Reproduce, exactly and in full, the lines from the one with "Write the Chart.js code for this chart." through the one with "const seriesColors = ['#939598', '#00a0df', '#ffcd00'];" in the data below; drop pictures.
• • • • • • •
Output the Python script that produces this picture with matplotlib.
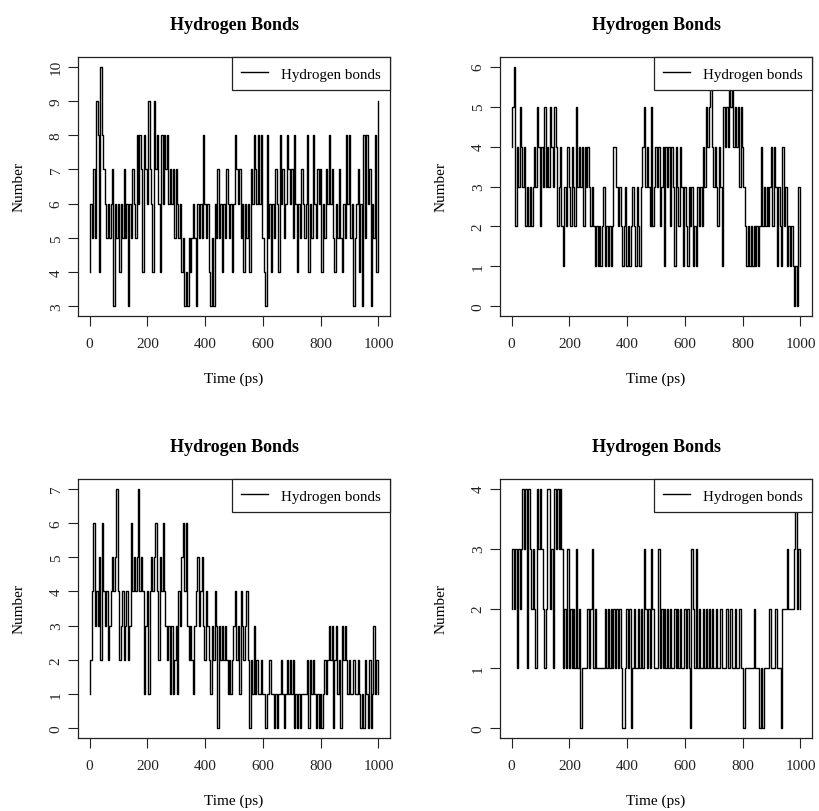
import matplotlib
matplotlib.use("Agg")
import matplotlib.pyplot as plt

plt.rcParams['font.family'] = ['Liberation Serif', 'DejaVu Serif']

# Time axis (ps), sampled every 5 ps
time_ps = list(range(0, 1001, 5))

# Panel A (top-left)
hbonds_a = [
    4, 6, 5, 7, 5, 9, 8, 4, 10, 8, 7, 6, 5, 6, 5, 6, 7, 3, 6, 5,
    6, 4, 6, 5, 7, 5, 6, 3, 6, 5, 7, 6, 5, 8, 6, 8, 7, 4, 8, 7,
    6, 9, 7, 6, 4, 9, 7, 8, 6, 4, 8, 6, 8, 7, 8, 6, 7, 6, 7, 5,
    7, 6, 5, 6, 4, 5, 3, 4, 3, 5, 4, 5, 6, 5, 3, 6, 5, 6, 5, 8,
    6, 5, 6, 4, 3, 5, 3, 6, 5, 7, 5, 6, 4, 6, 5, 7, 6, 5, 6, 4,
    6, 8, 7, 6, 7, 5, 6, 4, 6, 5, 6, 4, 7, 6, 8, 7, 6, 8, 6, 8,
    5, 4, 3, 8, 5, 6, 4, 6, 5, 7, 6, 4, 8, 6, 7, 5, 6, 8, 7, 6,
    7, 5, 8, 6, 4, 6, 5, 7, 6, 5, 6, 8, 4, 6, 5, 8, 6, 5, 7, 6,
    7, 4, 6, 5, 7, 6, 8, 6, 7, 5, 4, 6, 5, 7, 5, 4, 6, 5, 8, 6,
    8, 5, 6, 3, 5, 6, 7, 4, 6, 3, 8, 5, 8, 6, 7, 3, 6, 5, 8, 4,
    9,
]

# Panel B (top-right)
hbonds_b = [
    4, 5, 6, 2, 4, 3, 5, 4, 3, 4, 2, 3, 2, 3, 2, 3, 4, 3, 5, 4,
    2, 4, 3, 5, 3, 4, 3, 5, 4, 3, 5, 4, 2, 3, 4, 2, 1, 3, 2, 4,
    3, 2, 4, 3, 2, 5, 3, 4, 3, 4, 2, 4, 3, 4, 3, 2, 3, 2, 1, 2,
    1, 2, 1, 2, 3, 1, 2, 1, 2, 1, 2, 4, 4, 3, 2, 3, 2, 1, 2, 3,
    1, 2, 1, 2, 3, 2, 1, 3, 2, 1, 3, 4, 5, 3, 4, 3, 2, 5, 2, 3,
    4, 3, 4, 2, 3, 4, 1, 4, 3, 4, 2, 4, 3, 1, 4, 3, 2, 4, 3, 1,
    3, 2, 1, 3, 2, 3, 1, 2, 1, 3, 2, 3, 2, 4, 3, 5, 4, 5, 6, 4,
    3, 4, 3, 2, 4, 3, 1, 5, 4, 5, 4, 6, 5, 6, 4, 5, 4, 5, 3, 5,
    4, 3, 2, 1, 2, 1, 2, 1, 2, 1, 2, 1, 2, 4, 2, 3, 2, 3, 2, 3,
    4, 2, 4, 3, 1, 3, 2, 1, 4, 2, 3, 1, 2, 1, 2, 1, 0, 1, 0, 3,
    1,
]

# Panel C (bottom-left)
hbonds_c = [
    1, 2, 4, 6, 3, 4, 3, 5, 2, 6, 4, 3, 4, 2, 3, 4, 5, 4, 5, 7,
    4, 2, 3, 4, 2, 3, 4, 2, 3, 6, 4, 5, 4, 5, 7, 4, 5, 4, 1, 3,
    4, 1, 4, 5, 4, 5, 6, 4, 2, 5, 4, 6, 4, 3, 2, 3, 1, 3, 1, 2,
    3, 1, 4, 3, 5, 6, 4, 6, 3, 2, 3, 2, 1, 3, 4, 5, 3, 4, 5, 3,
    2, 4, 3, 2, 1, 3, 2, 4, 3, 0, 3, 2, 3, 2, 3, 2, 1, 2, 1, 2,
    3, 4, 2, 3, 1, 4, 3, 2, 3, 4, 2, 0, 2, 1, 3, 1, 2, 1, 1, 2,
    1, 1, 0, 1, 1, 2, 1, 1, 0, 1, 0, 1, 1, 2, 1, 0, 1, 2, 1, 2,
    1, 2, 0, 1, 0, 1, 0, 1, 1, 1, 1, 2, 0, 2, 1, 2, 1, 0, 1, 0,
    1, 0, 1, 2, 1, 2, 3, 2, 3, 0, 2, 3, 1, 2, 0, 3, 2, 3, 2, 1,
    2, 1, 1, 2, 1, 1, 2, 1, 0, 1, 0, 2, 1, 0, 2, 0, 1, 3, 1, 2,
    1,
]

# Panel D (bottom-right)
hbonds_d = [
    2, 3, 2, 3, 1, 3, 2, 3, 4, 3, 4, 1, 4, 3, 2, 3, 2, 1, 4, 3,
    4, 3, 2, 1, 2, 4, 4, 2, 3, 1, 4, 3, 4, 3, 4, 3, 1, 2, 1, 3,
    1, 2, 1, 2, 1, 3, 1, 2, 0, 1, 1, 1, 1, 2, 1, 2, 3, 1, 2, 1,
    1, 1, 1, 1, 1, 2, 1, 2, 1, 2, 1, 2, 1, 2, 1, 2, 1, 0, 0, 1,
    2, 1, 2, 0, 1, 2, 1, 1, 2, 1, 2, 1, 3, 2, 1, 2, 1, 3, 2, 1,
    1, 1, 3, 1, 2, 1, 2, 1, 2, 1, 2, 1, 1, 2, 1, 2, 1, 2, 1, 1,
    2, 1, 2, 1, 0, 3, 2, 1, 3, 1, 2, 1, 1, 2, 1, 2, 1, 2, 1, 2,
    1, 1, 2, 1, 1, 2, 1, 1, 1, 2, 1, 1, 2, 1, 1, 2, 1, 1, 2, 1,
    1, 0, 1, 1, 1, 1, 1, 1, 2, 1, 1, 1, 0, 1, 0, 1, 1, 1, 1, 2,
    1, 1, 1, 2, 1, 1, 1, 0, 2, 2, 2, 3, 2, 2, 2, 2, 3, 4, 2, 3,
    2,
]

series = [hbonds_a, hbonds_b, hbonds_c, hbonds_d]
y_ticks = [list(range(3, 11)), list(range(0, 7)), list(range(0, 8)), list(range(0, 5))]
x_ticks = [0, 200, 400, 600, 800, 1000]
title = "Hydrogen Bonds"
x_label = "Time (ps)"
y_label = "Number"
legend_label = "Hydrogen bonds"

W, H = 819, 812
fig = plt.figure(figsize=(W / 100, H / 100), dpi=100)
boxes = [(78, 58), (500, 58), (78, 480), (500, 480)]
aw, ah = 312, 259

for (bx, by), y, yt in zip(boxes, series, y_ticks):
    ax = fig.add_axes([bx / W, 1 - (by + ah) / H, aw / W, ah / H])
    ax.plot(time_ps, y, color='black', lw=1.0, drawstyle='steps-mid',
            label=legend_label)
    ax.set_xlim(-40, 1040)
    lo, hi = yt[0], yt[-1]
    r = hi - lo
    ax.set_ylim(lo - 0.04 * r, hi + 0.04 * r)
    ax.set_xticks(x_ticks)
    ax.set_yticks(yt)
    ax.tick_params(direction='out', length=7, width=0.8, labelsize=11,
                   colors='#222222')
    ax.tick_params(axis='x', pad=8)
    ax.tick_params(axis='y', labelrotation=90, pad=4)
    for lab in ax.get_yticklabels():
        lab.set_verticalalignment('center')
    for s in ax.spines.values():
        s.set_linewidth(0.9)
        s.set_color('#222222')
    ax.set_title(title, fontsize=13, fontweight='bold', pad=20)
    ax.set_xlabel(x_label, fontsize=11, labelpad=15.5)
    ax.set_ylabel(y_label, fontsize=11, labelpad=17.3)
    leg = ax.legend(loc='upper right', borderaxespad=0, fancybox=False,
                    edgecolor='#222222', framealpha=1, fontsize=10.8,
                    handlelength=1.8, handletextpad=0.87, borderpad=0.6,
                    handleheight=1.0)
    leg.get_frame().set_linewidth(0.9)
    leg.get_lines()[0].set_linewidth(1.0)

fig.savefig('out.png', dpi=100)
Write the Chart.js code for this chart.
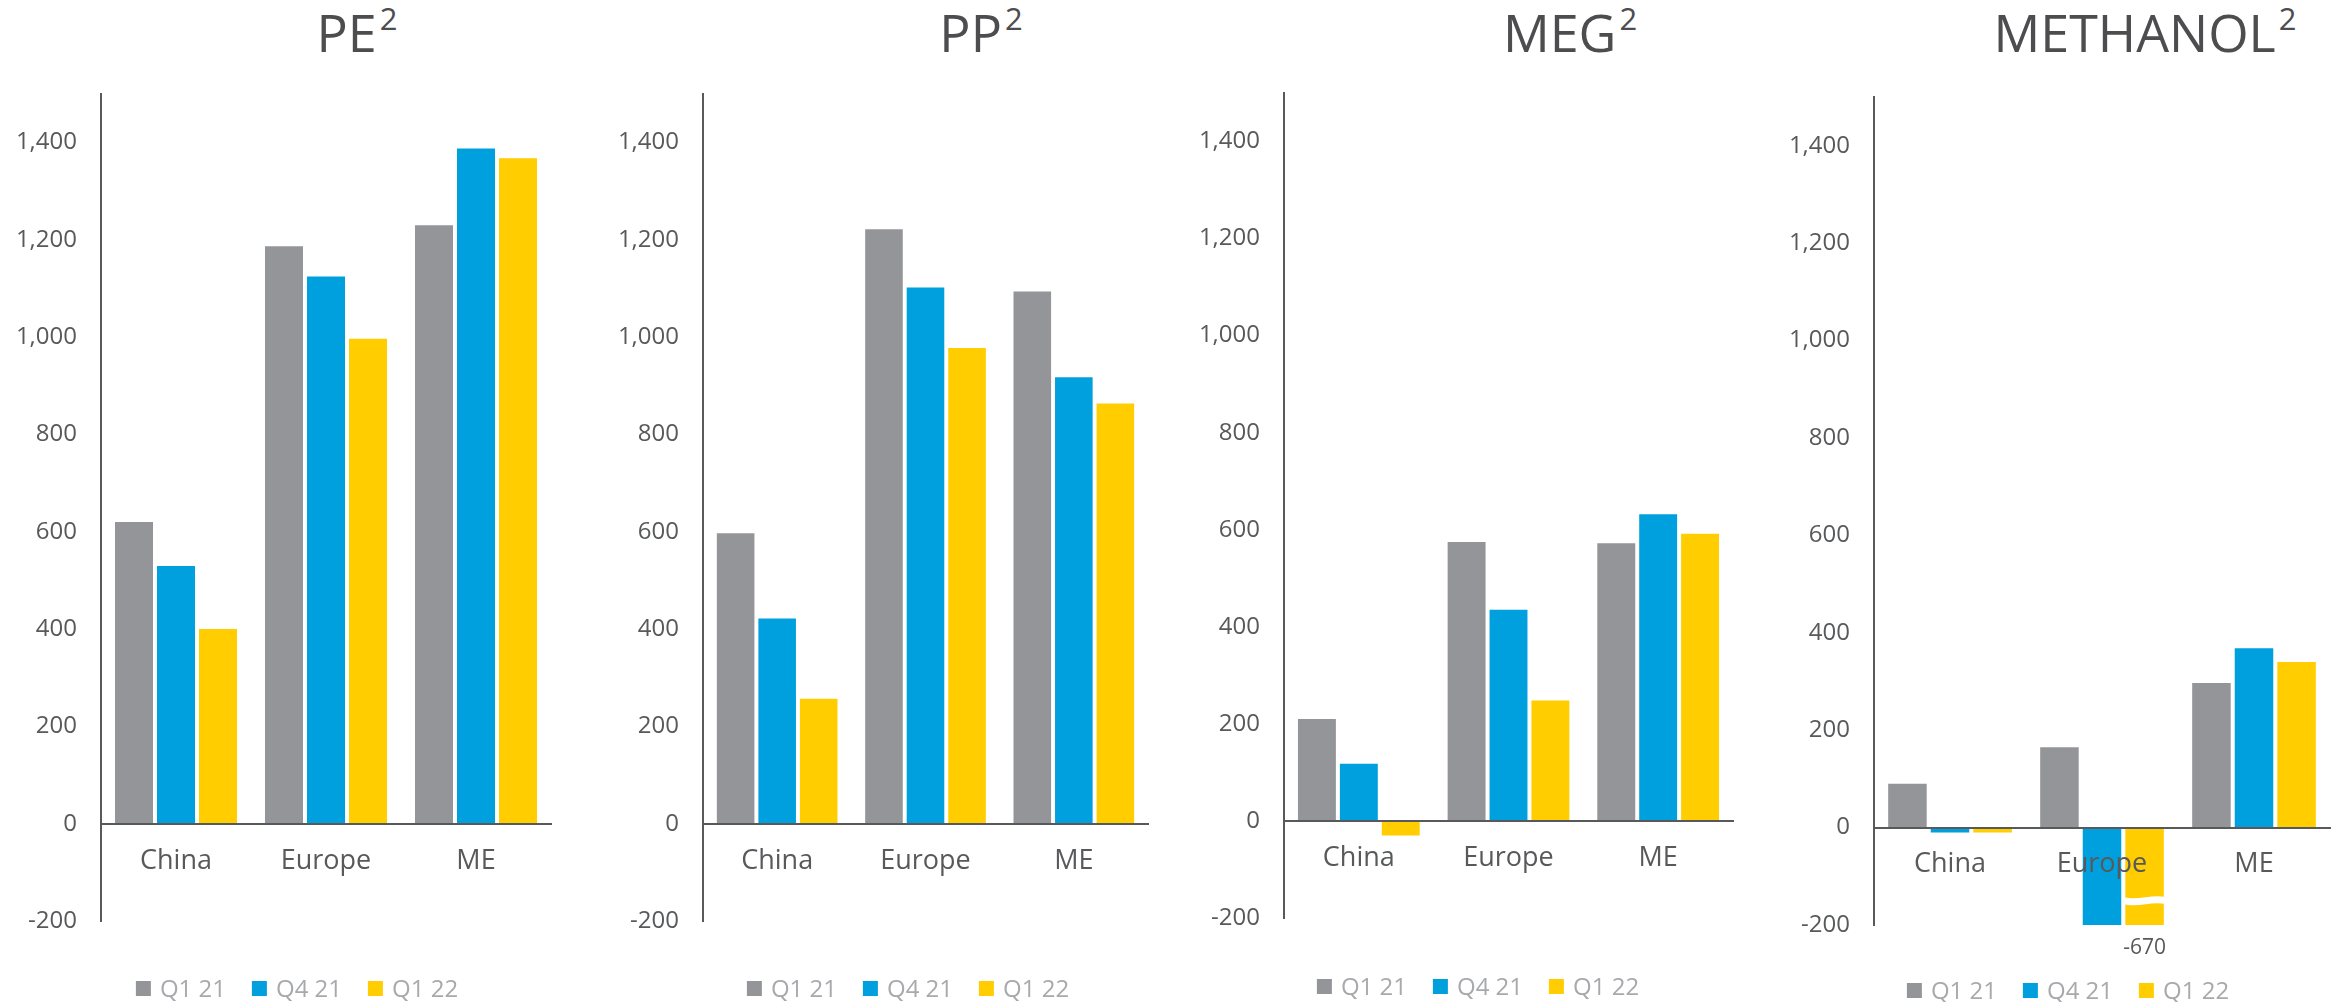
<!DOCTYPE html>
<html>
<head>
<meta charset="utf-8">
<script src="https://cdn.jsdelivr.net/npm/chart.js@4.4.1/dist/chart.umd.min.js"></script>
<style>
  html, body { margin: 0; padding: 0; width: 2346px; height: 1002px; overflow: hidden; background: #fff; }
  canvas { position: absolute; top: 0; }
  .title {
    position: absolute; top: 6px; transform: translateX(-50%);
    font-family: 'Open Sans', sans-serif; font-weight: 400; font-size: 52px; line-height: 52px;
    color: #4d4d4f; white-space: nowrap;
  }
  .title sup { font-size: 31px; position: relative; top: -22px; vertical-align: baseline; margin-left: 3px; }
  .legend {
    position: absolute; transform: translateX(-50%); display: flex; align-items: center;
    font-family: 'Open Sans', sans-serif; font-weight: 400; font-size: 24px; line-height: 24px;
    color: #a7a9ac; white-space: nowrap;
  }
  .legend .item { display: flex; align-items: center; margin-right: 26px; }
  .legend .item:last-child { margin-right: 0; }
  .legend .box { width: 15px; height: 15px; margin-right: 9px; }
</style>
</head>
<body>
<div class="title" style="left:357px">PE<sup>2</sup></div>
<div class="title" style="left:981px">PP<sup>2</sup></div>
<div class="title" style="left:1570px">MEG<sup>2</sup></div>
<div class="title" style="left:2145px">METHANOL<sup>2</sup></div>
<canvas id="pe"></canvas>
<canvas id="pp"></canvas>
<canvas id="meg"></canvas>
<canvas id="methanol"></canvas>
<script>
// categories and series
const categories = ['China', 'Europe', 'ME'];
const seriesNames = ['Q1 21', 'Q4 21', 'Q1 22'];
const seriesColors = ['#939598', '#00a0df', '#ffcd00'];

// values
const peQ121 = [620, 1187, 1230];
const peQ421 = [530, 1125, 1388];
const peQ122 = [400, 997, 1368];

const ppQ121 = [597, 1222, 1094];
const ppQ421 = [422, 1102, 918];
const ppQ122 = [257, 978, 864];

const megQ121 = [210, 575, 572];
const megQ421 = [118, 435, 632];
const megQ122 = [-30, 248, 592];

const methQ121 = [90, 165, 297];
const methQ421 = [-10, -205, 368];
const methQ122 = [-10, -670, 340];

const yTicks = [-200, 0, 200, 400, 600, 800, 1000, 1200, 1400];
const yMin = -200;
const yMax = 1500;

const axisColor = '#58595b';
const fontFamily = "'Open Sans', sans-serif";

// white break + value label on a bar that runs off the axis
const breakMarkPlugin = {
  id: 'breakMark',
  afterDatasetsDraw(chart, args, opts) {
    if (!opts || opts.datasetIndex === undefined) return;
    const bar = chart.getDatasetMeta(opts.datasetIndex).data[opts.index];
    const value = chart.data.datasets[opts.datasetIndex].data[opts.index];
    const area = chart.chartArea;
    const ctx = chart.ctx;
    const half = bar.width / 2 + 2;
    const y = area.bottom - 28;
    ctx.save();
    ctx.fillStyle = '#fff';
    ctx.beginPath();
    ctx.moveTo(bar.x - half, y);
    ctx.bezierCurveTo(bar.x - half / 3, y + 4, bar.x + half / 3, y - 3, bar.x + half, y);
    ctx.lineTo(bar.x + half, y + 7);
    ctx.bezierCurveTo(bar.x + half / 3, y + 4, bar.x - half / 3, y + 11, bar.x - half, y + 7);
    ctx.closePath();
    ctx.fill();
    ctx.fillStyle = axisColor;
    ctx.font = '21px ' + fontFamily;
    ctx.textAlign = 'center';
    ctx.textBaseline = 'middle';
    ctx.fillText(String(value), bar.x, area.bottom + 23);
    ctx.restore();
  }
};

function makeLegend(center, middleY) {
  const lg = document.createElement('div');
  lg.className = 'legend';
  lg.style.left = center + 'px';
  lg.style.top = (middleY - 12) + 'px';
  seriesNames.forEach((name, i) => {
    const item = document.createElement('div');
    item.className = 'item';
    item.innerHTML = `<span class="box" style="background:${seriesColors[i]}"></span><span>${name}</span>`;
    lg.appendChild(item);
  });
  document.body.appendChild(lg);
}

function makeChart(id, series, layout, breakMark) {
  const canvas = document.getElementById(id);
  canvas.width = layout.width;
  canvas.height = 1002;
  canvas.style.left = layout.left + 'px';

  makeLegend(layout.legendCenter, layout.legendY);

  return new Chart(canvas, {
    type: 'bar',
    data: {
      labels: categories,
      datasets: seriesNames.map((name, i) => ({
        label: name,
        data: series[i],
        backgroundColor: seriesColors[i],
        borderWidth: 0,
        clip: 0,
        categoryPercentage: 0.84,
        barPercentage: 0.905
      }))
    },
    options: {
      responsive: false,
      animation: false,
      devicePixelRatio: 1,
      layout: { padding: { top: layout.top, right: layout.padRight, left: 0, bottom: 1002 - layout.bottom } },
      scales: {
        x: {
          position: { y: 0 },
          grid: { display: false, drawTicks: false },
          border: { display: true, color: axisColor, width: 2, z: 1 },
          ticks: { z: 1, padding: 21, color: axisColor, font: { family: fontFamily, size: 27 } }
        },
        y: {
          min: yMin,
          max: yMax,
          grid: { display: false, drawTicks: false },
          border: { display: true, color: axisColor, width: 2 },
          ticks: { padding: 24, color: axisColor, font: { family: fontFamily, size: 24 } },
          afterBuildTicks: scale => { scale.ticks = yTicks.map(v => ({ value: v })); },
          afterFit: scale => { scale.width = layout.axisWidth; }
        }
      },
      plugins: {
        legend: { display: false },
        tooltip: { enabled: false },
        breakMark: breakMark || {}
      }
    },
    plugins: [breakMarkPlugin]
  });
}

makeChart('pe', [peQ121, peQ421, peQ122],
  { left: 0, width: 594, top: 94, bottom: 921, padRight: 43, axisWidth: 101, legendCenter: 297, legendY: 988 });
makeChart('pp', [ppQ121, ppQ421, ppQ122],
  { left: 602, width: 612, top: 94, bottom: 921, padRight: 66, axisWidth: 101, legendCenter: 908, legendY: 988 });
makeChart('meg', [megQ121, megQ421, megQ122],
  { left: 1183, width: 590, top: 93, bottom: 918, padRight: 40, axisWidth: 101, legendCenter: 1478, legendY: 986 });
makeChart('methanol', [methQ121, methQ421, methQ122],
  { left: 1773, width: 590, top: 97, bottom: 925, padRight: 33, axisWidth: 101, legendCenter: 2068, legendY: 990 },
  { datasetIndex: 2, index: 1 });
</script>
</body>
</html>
• • • • • • •
### [Problem solution]
Write the Chart.js code for this chart.
<!DOCTYPE html>
<html>
<head>
<meta charset="utf-8">
<script src="https://cdn.jsdelivr.net/npm/chart.js@4.4.1/dist/chart.umd.min.js"></script>
<style>
  html, body { margin: 0; padding: 0; width: 2346px; height: 1002px; overflow: hidden; background: #fff; }
  canvas { position: absolute; top: 0; }
  .title {
    position: absolute; top: 6px; transform: translateX(-50%);
    font-family: 'Open Sans', sans-serif; font-weight: 400; font-size: 52px; line-height: 52px;
    color: #4d4d4f; white-space: nowrap;
  }
  .title sup { font-size: 31px; position: relative; top: -22px; vertical-align: baseline; margin-left: 3px; }
  .legend {
    position: absolute; transform: translateX(-50%); display: flex; align-items: center;
    font-family: 'Open Sans', sans-serif; font-weight: 400; font-size: 24px; line-height: 24px;
    color: #a7a9ac; white-space: nowrap;
  }
  .legend .item { display: flex; align-items: center; margin-right: 26px; }
  .legend .item:last-child { margin-right: 0; }
  .legend .box { width: 15px; height: 15px; margin-right: 9px; }
</style>
</head>
<body>
<div class="title" style="left:357px">PE<sup>2</sup></div>
<div class="title" style="left:981px">PP<sup>2</sup></div>
<div class="title" style="left:1570px">MEG<sup>2</sup></div>
<div class="title" style="left:2145px">METHANOL<sup>2</sup></div>
<canvas id="pe"></canvas>
<canvas id="pp"></canvas>
<canvas id="meg"></canvas>
<canvas id="methanol"></canvas>
<script>
// categories and series
const categories = ['China', 'Europe', 'ME'];
const seriesNames = ['Q1 21', 'Q4 21', 'Q1 22'];
const seriesColors = ['#939598', '#00a0df', '#ffcd00'];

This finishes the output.